What the exercise asks: Search the data for the word "this" and copy every line where it occurs.

Task input:
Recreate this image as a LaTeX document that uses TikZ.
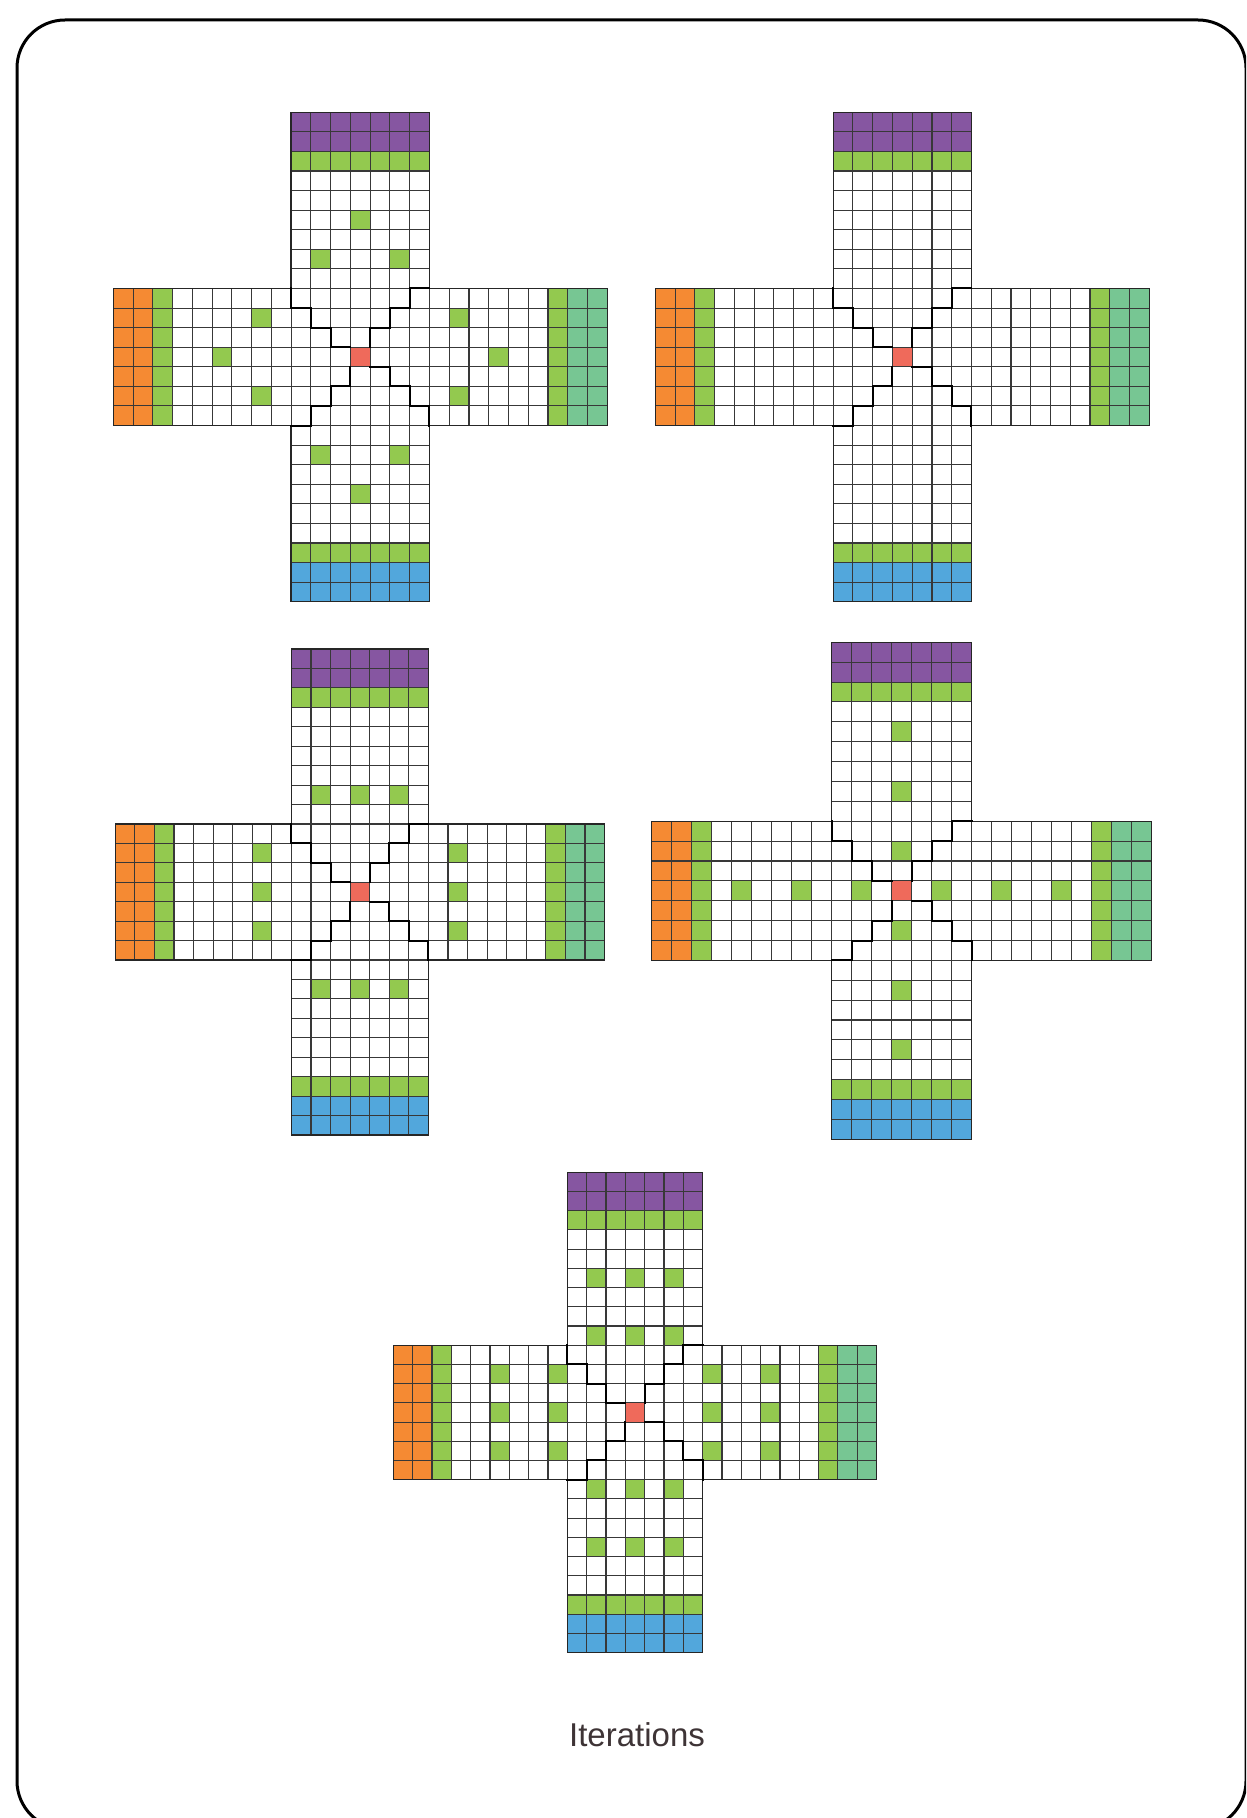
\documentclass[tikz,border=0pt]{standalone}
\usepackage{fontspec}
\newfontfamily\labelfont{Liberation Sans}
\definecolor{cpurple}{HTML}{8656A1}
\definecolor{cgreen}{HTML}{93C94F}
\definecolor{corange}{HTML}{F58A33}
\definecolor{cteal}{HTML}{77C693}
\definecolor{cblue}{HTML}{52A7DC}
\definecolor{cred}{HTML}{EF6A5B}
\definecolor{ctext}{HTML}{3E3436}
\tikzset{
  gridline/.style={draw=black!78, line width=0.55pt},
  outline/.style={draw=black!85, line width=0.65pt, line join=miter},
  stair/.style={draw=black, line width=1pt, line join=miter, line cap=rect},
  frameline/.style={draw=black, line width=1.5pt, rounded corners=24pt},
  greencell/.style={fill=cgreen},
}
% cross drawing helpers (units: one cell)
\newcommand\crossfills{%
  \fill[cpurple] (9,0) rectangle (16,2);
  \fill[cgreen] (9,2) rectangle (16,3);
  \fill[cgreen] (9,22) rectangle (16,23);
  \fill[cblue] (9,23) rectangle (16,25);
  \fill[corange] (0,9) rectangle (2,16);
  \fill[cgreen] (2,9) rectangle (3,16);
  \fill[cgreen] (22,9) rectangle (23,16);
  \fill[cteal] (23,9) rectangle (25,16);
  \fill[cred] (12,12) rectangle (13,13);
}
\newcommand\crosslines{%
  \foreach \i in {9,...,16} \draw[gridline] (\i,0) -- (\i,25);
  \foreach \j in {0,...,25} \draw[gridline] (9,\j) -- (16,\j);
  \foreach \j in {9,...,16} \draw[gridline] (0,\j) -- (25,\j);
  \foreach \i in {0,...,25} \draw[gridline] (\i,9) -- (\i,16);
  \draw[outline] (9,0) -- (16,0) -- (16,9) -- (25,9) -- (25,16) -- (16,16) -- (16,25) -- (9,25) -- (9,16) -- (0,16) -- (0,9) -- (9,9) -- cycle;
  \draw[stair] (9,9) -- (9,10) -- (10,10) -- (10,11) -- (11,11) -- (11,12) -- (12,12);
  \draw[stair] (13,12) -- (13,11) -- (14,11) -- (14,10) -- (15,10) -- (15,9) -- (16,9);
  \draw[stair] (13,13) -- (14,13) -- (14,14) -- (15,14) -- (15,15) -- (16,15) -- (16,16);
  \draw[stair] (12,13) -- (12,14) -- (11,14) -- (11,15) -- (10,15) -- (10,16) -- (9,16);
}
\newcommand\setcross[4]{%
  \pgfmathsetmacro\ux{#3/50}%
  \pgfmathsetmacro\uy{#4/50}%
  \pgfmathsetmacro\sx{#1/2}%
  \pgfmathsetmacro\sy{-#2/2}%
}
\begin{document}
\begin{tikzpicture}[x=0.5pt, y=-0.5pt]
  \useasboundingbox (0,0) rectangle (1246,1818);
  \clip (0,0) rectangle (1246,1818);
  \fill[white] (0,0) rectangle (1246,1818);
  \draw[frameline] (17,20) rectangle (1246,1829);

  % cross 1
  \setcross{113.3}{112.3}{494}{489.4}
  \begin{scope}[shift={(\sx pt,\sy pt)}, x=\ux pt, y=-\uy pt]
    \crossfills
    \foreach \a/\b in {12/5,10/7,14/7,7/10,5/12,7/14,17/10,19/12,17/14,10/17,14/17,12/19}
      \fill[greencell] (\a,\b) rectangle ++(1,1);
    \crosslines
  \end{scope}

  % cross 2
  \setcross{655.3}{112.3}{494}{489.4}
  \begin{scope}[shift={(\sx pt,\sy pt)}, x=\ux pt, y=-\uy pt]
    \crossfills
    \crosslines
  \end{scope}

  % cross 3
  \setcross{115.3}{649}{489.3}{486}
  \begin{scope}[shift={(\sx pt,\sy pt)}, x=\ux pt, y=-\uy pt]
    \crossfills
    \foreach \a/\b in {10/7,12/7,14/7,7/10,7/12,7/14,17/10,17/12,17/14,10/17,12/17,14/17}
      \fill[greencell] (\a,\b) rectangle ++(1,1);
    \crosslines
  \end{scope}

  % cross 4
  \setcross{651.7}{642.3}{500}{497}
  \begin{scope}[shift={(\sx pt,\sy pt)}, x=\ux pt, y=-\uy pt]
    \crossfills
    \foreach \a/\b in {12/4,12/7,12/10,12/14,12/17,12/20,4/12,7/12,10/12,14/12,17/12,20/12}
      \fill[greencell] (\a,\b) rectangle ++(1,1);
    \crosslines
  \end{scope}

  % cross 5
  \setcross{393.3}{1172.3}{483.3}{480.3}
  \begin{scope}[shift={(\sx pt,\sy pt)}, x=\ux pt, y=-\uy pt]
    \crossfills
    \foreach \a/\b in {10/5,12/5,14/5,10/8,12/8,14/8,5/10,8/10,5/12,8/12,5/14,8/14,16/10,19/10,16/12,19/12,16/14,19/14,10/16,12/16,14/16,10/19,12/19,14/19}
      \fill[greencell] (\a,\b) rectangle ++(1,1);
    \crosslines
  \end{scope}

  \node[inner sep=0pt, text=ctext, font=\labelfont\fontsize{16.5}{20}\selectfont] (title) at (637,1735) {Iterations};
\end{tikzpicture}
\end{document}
--
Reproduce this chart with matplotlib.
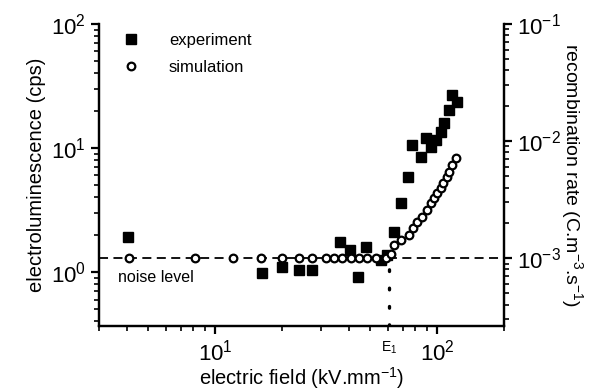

Task answer:
Recreate this image as a LaTeX document that uses TikZ.
Reproduce this chart with matplotlib.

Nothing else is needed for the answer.